**SOURCE MATERIAL**.
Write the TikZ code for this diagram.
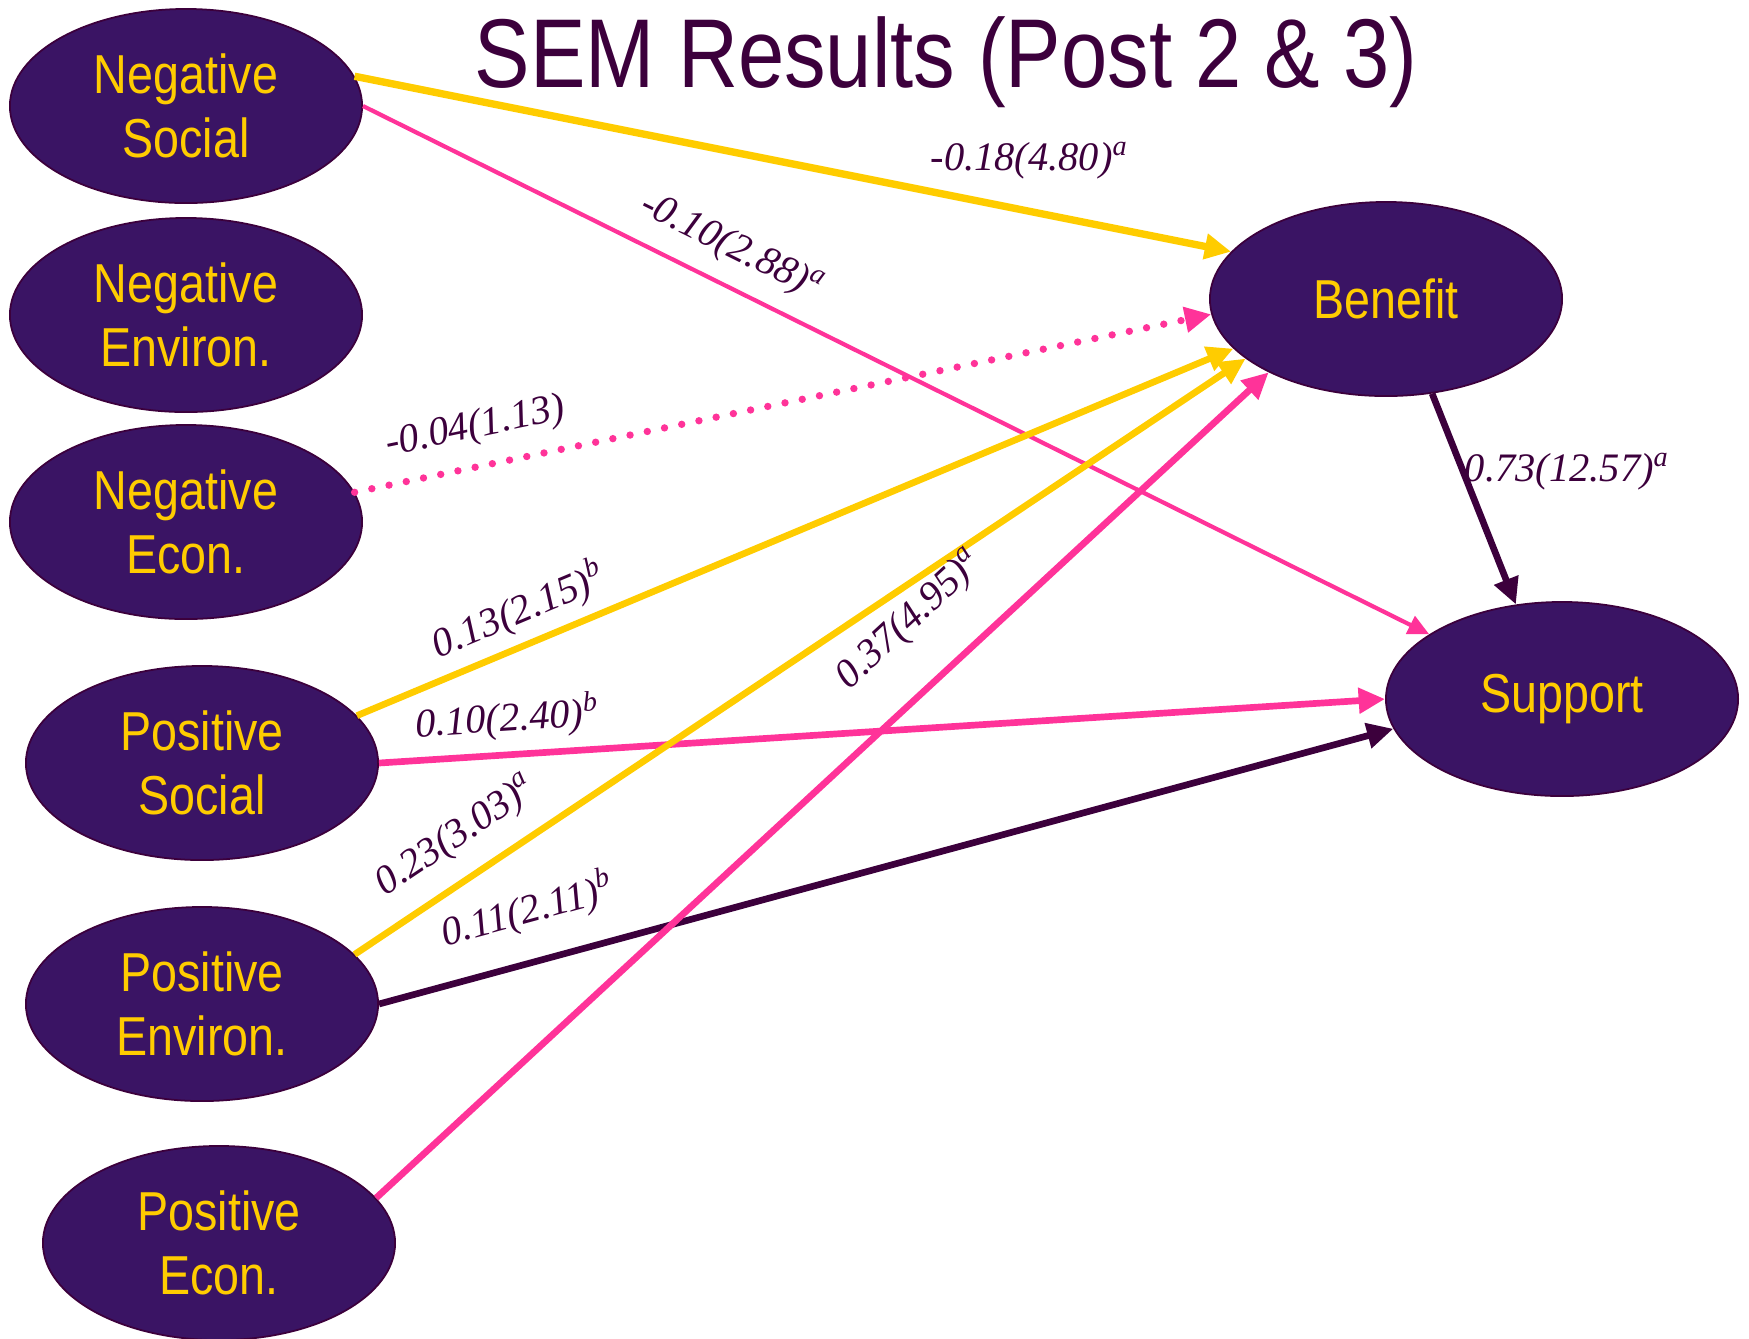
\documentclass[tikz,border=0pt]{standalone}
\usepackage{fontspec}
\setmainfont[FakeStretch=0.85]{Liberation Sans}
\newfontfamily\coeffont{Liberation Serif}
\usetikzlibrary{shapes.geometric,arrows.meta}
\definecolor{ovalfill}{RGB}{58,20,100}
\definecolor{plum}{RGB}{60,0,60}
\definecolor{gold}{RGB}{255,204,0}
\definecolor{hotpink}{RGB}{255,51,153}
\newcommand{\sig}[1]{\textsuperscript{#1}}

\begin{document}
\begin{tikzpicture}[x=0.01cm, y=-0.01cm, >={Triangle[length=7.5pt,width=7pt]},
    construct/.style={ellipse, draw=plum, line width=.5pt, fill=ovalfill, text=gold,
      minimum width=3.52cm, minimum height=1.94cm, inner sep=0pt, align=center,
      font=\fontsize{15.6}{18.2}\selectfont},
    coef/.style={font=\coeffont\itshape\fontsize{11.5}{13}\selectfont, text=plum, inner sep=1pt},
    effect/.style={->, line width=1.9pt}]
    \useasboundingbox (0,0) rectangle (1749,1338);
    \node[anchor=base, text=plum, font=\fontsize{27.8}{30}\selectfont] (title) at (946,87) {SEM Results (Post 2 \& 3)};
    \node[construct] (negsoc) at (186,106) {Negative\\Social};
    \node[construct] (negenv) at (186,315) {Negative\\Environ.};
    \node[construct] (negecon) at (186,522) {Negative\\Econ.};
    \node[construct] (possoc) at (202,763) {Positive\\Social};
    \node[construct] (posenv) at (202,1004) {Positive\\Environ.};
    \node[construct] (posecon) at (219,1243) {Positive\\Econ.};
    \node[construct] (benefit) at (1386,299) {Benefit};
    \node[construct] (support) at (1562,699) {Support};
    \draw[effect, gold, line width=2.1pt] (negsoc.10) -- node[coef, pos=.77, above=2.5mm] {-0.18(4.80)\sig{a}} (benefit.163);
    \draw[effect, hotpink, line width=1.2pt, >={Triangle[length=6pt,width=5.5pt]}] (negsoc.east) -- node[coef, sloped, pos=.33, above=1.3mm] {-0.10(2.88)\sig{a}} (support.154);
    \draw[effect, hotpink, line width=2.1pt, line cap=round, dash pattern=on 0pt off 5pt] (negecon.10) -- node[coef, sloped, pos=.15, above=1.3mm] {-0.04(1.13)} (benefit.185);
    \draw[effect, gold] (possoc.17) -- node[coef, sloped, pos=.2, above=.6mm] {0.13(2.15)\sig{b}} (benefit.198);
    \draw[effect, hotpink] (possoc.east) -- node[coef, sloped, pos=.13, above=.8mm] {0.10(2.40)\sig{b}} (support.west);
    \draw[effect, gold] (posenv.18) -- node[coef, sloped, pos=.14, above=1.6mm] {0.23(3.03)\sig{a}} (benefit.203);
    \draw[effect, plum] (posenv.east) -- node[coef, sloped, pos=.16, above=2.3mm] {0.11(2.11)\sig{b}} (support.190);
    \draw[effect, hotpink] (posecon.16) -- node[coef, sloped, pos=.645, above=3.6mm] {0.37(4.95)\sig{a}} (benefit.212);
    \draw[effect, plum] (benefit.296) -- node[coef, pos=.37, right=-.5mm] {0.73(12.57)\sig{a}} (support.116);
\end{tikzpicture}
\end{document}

**EXERCISE DIRECTIONS**. Print out the material word for word, omitting the pictures.

**TASK ANSWER**.
Write the TikZ code for this diagram.
\documentclass[tikz,border=0pt]{standalone}
\usepackage{fontspec}
\setmainfont[FakeStretch=0.85]{Liberation Sans}
\newfontfamily\coeffont{Liberation Serif}
\usetikzlibrary{shapes.geometric,arrows.meta}
\definecolor{ovalfill}{RGB}{58,20,100}
\definecolor{plum}{RGB}{60,0,60}
\definecolor{gold}{RGB}{255,204,0}
\definecolor{hotpink}{RGB}{255,51,153}
\newcommand{\sig}[1]{\textsuperscript{#1}}

\begin{document}
\begin{tikzpicture}[x=0.01cm, y=-0.01cm, >={Triangle[length=7.5pt,width=7pt]},
    construct/.style={ellipse, draw=plum, line width=.5pt, fill=ovalfill, text=gold,
      minimum width=3.52cm, minimum height=1.94cm, inner sep=0pt, align=center,
      font=\fontsize{15.6}{18.2}\selectfont},
    coef/.style={font=\coeffont\itshape\fontsize{11.5}{13}\selectfont, text=plum, inner sep=1pt},
    effect/.style={->, line width=1.9pt}]
    \useasboundingbox (0,0) rectangle (1749,1338);
    \node[anchor=base, text=plum, font=\fontsize{27.8}{30}\selectfont] (title) at (946,87) {SEM Results (Post 2 \& 3)};
    \node[construct] (negsoc) at (186,106) {Negative\\Social};
    \node[construct] (negenv) at (186,315) {Negative\\Environ.};
    \node[construct] (negecon) at (186,522) {Negative\\Econ.};
    \node[construct] (possoc) at (202,763) {Positive\\Social};
    \node[construct] (posenv) at (202,1004) {Positive\\Environ.};
    \node[construct] (posecon) at (219,1243) {Positive\\Econ.};
    \node[construct] (benefit) at (1386,299) {Benefit};
    \node[construct] (support) at (1562,699) {Support};
    \draw[effect, gold, line width=2.1pt] (negsoc.10) -- node[coef, pos=.77, above=2.5mm] {-0.18(4.80)\sig{a}} (benefit.163);
    \draw[effect, hotpink, line width=1.2pt, >={Triangle[length=6pt,width=5.5pt]}] (negsoc.east) -- node[coef, sloped, pos=.33, above=1.3mm] {-0.10(2.88)\sig{a}} (support.154);
    \draw[effect, hotpink, line width=2.1pt, line cap=round, dash pattern=on 0pt off 5pt] (negecon.10) -- node[coef, sloped, pos=.15, above=1.3mm] {-0.04(1.13)} (benefit.185);
    \draw[effect, gold] (possoc.17) -- node[coef, sloped, pos=.2, above=.6mm] {0.13(2.15)\sig{b}} (benefit.198);
    \draw[effect, hotpink] (possoc.east) -- node[coef, sloped, pos=.13, above=.8mm] {0.10(2.40)\sig{b}} (support.west);
    \draw[effect, gold] (posenv.18) -- node[coef, sloped, pos=.14, above=1.6mm] {0.23(3.03)\sig{a}} (benefit.203);
    \draw[effect, plum] (posenv.east) -- node[coef, sloped, pos=.16, above=2.3mm] {0.11(2.11)\sig{b}} (support.190);
    \draw[effect, hotpink] (posecon.16) -- node[coef, sloped, pos=.645, above=3.6mm] {0.37(4.95)\sig{a}} (benefit.212);
    \draw[effect, plum] (benefit.296) -- node[coef, pos=.37, right=-.5mm] {0.73(12.57)\sig{a}} (support.116);
\end{tikzpicture}
\end{document}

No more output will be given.